Later, in 1966, the movement spread to draw women, who picketed the liquor shops, demanding prohibition on sale of liquor, ultimately forcing liquor shops to close. Protests continued in the following years, with many women being jailed, for protesting and picketing liquor shops. Eventually, in 1972, the government agreed to impose prohibition in Uttarakhand.

Andhra Pradesh

In a village in the interior of Dubagunta in Nellore district of Andhra Pradesh, women had registered in the adult literacy drive on a large scale in the early 1990s. It is during the discussion in the class that women complained of increased consumption of a locally brewed alcohol – arrack – by men in their families

Reason for discontent

A discontent had been brewing amongst the women, in the region due to following reasons:

  • The habit of alcoholism, which had taken deep roots amongst the village people, was ruining the physical and mental health of men.
  • It affected the rural economy of the region.
  • Indebtedness grew with increasing scales of consumption of alcohol.
  • Men remained absent from their job.
  • The contractors of alcohol engaged in crime for securing their monopoly over the arrack trade.
  • Women were the worst sufferers of these ill effects of alcohol, as this resulted in the collapse of the family economy and they had to bear the brunt of violence from the male family members.
Spread of movement
  • Women in Nellore came together in spontaneous local initiatives to protest against arrack and forced closure of the wine shops. Some women, even, armed themselves with sticks, chili powder and broomsticks and forced the nearby arrack shops to shut down. This movement in Nellore district slowly spread all over the state.
Government response
  • The movement ultimately forced the government to ban alcoholic beverages throughout the state in 1995, but it was, later, abandoned partially in 1997.

A critical analysis

After independence, a vigorous, although, uneven women’s movements have taken shape in India. Women from diverse castes, classes and communities participated in the movement along with activists drawn from a variety of political trends, parties and groups, belonging to various ideologies making the movement heterogeneous.

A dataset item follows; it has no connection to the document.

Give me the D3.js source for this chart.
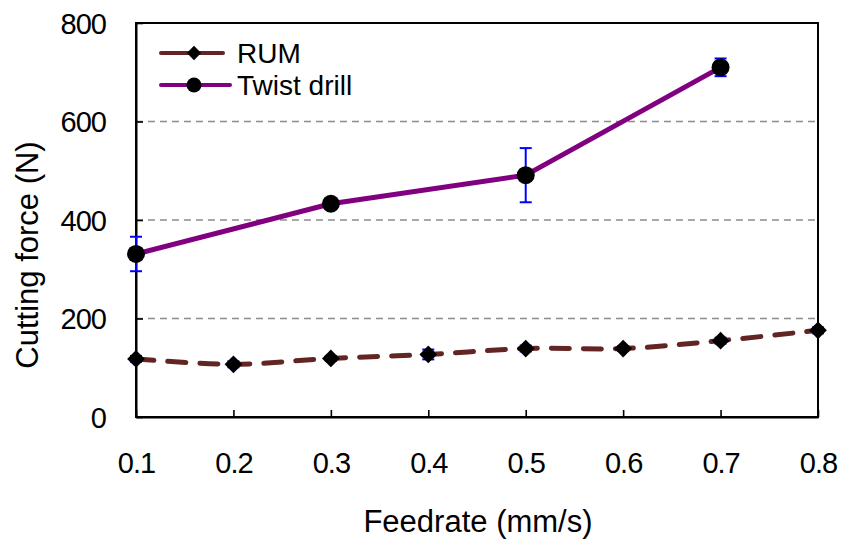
<!DOCTYPE html>
<html>
<head>
<meta charset="utf-8">
<script src="https://cdn.jsdelivr.net/npm/d3@7"></script>
<style>
  body { margin: 0; background: #fff; }
  svg { font-family: "Liberation Sans", Arial, sans-serif; }
</style>
</head>
<body>
<div id="chart"></div>
<script>
// data
var feedrates = [0.1, 0.2, 0.3, 0.4, 0.5, 0.6, 0.7, 0.8];
var rumForce = [118, 107, 119, 127, 139, 139, 155, 176];
var rumErr = [6, 6, 5, 10, 6, 5, 6, 6];
var drillFeed = [0.1, 0.3, 0.5, 0.7];
var drillForce = [331, 433, 491, 710];
var drillErr = [35, 4, 55, 18];
var yTicks = [0, 200, 400, 600, 800];

var width = 846, height = 544,
    margin = {top: 23, right: 28, bottom: 127, left: 136},
    w = width - margin.left - margin.right,
    h = height - margin.top - margin.bottom;

var svg = d3.select("#chart").append("svg")
    .attr("width", width)
    .attr("height", height);

var x = d3.scaleLinear().domain([0.1, 0.8]).range([0, w]);
var y = d3.scaleLinear().domain([0, 800]).range([h, 0]);

var g = svg.append("g")
    .attr("transform", "translate(" + margin.left + "," + margin.top + ")");

// dashed grid
g.selectAll(".grid").data(yTicks.filter(function(d) { return d > 0 && d < 800; }))
  .enter().append("line")
    .attr("x1", 0).attr("x2", w)
    .attr("y1", function(d) { return y(d); })
    .attr("y2", function(d) { return y(d); })
    .attr("stroke", "#8c8c8c")
    .attr("stroke-width", 1.6)
    .attr("stroke-dasharray", "7,5");

// frame
g.append("rect")
    .attr("width", w).attr("height", h)
    .attr("fill", "none")
    .attr("stroke", "#000")
    .attr("stroke-width", 2);

var xAxis = g.append("g")
    .attr("transform", "translate(0," + h + ")")
    .call(d3.axisBottom(x).tickValues(feedrates).tickFormat(d3.format(".1f"))
      .tickSizeInner(-7).tickSizeOuter(0));
var yAxis = g.append("g")
    .call(d3.axisLeft(y).tickValues(yTicks).tickFormat(d3.format("d"))
      .tickSizeInner(-7).tickSizeOuter(0));

[xAxis, yAxis].forEach(function(a) {
  a.attr("font-size", 29).attr("font-family", "Liberation Sans, Arial, sans-serif");
  a.select(".domain").attr("stroke-width", 2);
  a.selectAll(".tick line").attr("stroke-width", 1.6);
  a.selectAll("text").attr("fill", "#000").attr("letter-spacing", -1);
});
xAxis.selectAll("text").attr("y", 56).attr("dy", 0);
yAxis.selectAll("text").attr("x", -30).attr("dy", "0.36em");

// axis titles
svg.append("text")
    .attr("x", 478)
    .attr("y", 532)
    .attr("text-anchor", "middle")
    .attr("font-size", 31)
    .text("Feedrate (mm/s)");
svg.append("text")
    .attr("transform", "translate(38,255) rotate(-90)")
    .attr("text-anchor", "middle")
    .attr("font-size", 31)
    .text("Cutting force (N)");

var rum = feedrates.map(function(f, i) { return {x: f, y: rumForce[i], e: rumErr[i]}; });
var drill = drillFeed.map(function(f, i) { return {x: f, y: drillForce[i], e: drillErr[i]}; });

var line = d3.line()
    .x(function(d) { return x(d.x); })
    .y(function(d) { return y(d.y); });
var curve = d3.line()
    .curve(d3.curveCatmullRom.alpha(0.5))
    .x(function(d) { return x(d.x); })
    .y(function(d) { return y(d.y); });

function errorBars(data) {
  var eb = g.append("g").attr("stroke", "#0000ff").attr("stroke-width", 2);
  data.forEach(function(d) {
    eb.append("line")
      .attr("x1", x(d.x)).attr("x2", x(d.x))
      .attr("y1", y(d.y - d.e)).attr("y2", y(d.y + d.e));
    [d.y - d.e, d.y + d.e].forEach(function(v) {
      eb.append("line")
        .attr("x1", x(d.x) - 6).attr("x2", x(d.x) + 6)
        .attr("y1", y(v)).attr("y2", y(v));
    });
  });
}

errorBars(drill);
errorBars(rum);

g.append("path").datum(rum)
    .attr("d", curve)
    .attr("fill", "none")
    .attr("stroke", "#632523")
    .attr("stroke-width", 5)
    .attr("stroke-linecap", "round")
    .attr("stroke-dasharray", "18,14");

g.append("path").datum(drill)
    .attr("d", line)
    .attr("fill", "none")
    .attr("stroke", "#800080")
    .attr("stroke-width", 5);

var diamond = d3.symbol().type(d3.symbolDiamond2).size(200);

g.selectAll(".rum").data(rum).enter().append("path")
    .attr("transform", function(d) { return "translate(" + x(d.x) + "," + y(d.y) + ")"; })
    .attr("d", diamond)
    .attr("fill", "#000");

g.selectAll(".drill").data(drill).enter().append("circle")
    .attr("cx", function(d) { return x(d.x); })
    .attr("cy", function(d) { return y(d.y); })
    .attr("r", 9)
    .attr("fill", "#000");

// legend
var legend = svg.append("g");
var items = [
  {name: "RUM", color: "#632523", y: 53, marker: "diamond", x2: 223},
  {name: "Twist drill", color: "#800080", y: 85, marker: "circle", x2: 230}
];
items.forEach(function(it) {
  legend.append("line")
    .attr("x1", 161).attr("x2", it.x2)
    .attr("y1", it.y).attr("y2", it.y)
    .attr("stroke", it.color)
    .attr("stroke-width", 4)
    .attr("stroke-linecap", "round");
  if (it.marker == "diamond") {
    legend.append("path")
      .attr("transform", "translate(194," + it.y + ")")
      .attr("d", d3.symbol().type(d3.symbolDiamond2).size(130))
      .attr("fill", "#000");
  } else {
    legend.append("circle")
      .attr("cx", 194).attr("cy", it.y).attr("r", 7.5)
      .attr("fill", "#000");
  }
  legend.append("text")
    .attr("x", 237).attr("y", it.y)
    .attr("dy", "0.36em")
    .attr("font-size", 28)
    .text(it.name);
});
</script>
</body>
</html>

These campaigns contributed a great deal in increasing the overall social awareness, about women’s questions. Focus of women’s movements gradually shifted from legal reforms to open social confrontations like the one we discussed above. While most of the movements, in preindependence phase, were dominated by only certain classes of women, the women’s movements in post independence phase have seen participation from various sections of women.

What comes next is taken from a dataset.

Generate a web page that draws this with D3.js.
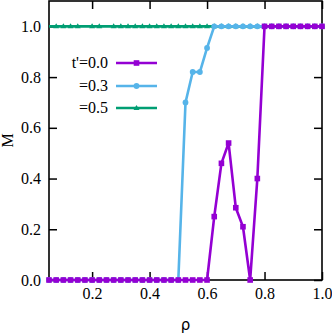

Newly enfranchised with ideas of West, the feminist movement failed to make an impact because of the poverty levels of the country, engrained thoughts about women and also the wide spectrum of differences in the status of women across regions and castes. Cases, like Shah Bano case were seen politically rather than on gender equality basis. Labour division is, still, viewed by feminists as being
on gender lines and there is not assuring change on the ground in the status of women.